Kritischen Stimmen reicht diese Studie als eindeutiger Beweis allerdings nicht aus. So findet Wissenschaftler Joel Saper beispielweise, die Untersuchung beweise nicht zweifelsfrei den Zusammenhang zwischen Schmerzempfindung und starker Durchblutung. Er führt an, der Blutrausch im Hirn können auch als Folge der Schmerzen gesehen werden, statt als Auslöser.

So vermeiden Sie den Brain-Freeze-Effekt

Wie dem auch sei: Um dem kurz anhaltenden Powerschmerz beim Schlecken von Eis und dem Hinuntergurgeln eiskalter Erfrischungen zu entgehen, sollten vor allem schmerzempfindliche Menschen aufpassen. So warnt die Techniker Krankenkasse sogar davor, dass das Verschlingen der kalten Köstlichkeit Migräneanfälle auslösen könne.

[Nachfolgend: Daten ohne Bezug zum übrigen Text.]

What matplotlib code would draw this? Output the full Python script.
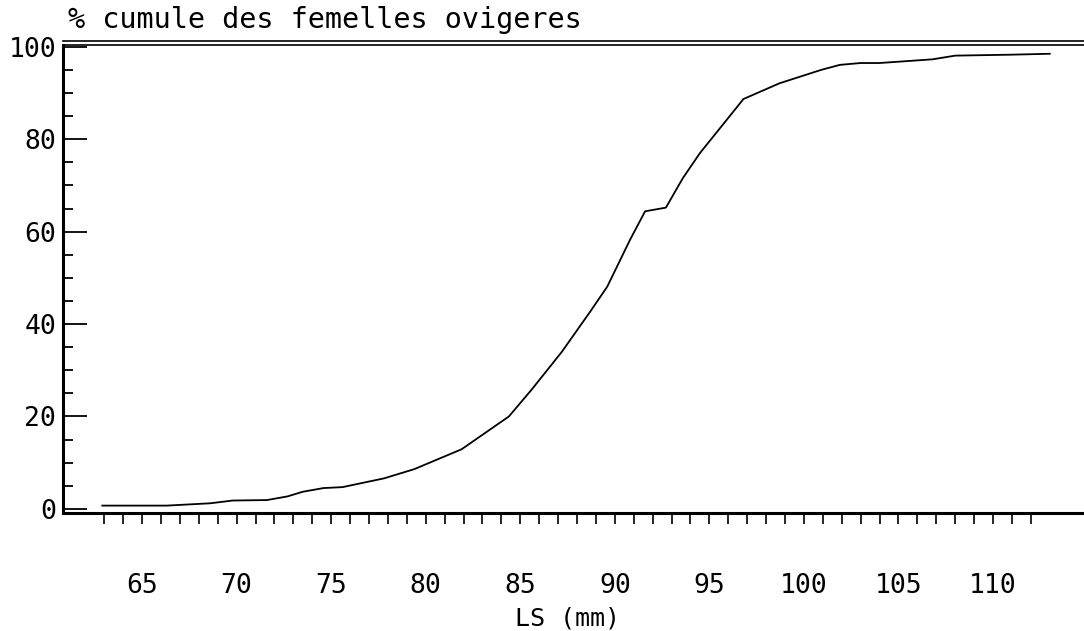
# _*_coding: utf-8_*_

import matplotlib
matplotlib.use('Agg')
import matplotlib.pyplot as plt
from matplotlib.ticker import MultipleLocator, FixedLocator
import numpy as np

# LS (mm) and cumulative % of ovigerous females
ls_mm = [62.9, 66.3, 68.6, 69.8, 71.6, 72.7, 73.5, 74.6, 75.6, 77.8, 79.4,
         81.9, 84.4, 85.6, 87.2, 88.7, 89.6, 90.8, 91.6, 92.7, 93.6, 94.5,
         95.7, 96.8, 98.7, 100.9, 101.9, 103.0, 104.0, 106.8, 108.0, 110.9,
         113.0]
pct_cum = [0.7, 0.7, 1.2, 1.8, 1.9, 2.7, 3.7, 4.5, 4.7, 6.6, 8.6,
           12.9, 20.0, 25.8, 34.0, 42.7, 48.1, 58.2, 64.4, 65.2, 71.6, 77.0,
           83.1, 88.7, 92.1, 95.0, 96.1, 96.5, 96.5, 97.3, 98.1, 98.3,
           98.5]

x_major = [65, 70, 75, 80, 85, 90, 95, 100, 105, 110]
x_minor = np.arange(63, 113)
y_major = [0, 20, 40, 60, 80, 100]

plt.rcParams['font.family'] = 'DejaVu Sans Mono'

fig = plt.figure(figsize=(10.84, 6.31), dpi=100)
ax = fig.add_axes([63 / 1084, 118 / 631, 1021 / 1084, 468 / 631])

ax.plot(ls_mm, pct_cum, color='black', linewidth=1.3)

ax.set_xlim(60.82, 114.81)
ax.set_ylim(-0.9, 100.4)

ax.xaxis.set_major_locator(FixedLocator(x_major))
ax.xaxis.set_minor_locator(FixedLocator(x_minor))
ax.yaxis.set_major_locator(FixedLocator(y_major))
ax.yaxis.set_minor_locator(MultipleLocator(5))

ax.tick_params(axis='x', which='both', direction='out', length=8, width=1.2,
               color='black')
ax.tick_params(axis='x', which='major', pad=35, labelsize=19)
ax.tick_params(axis='y', which='major', direction='in', length=17, width=1.3,
               pad=5, labelsize=19)
ax.tick_params(axis='y', which='minor', direction='in', length=7, width=1.3)

ax.spines['right'].set_visible(False)
ax.spines['left'].set_linewidth(2.2)
ax.spines['bottom'].set_linewidth(2.2)
ax.spines['top'].set_linewidth(1.2)
# double rule at the top of the frame
ax.plot([0, 1], [1.008, 1.008], transform=ax.transAxes, color='black',
        linewidth=1.2, clip_on=False)

ax.set_xlabel('LS (mm)', fontsize=18)
ax.xaxis.set_label_coords(0.494, -0.225)
ax.xaxis.label.set_va('center')

fig.text(68 / 1084, 1 - 20 / 631, '% cumule des femelles ovigeres',
         fontsize=20.5, va='center', ha='left')

fig.savefig('out.png', dpi=100)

Je kälter Speisen und Getränke sind, desto heftiger kann der Kältekopfschmerz sein, der in der Regel aber nur kurz anhält und auch keiner Behandlung bedarf. Damit es ein Genuss ohne Reue ist, sollte man das cremig-kalte Vergnügen langsam im Mund erwärmen und erst dann herunterschlucken. Auf diese Weise wird der Temperaturunterschied zwischen Eis und Gaumen reduziert und der Reiz vermieden, der den "Eiskugelkopfschmerz" auslösen kann. Wer das vergisst und den plötzlichen Schmerzschlag spürt, kann die Dauer mindern, indem er schnell die Zunge an den Gaumen presst und so dafür sorgt, dass er möglichst schnell auch wieder wärmer wird.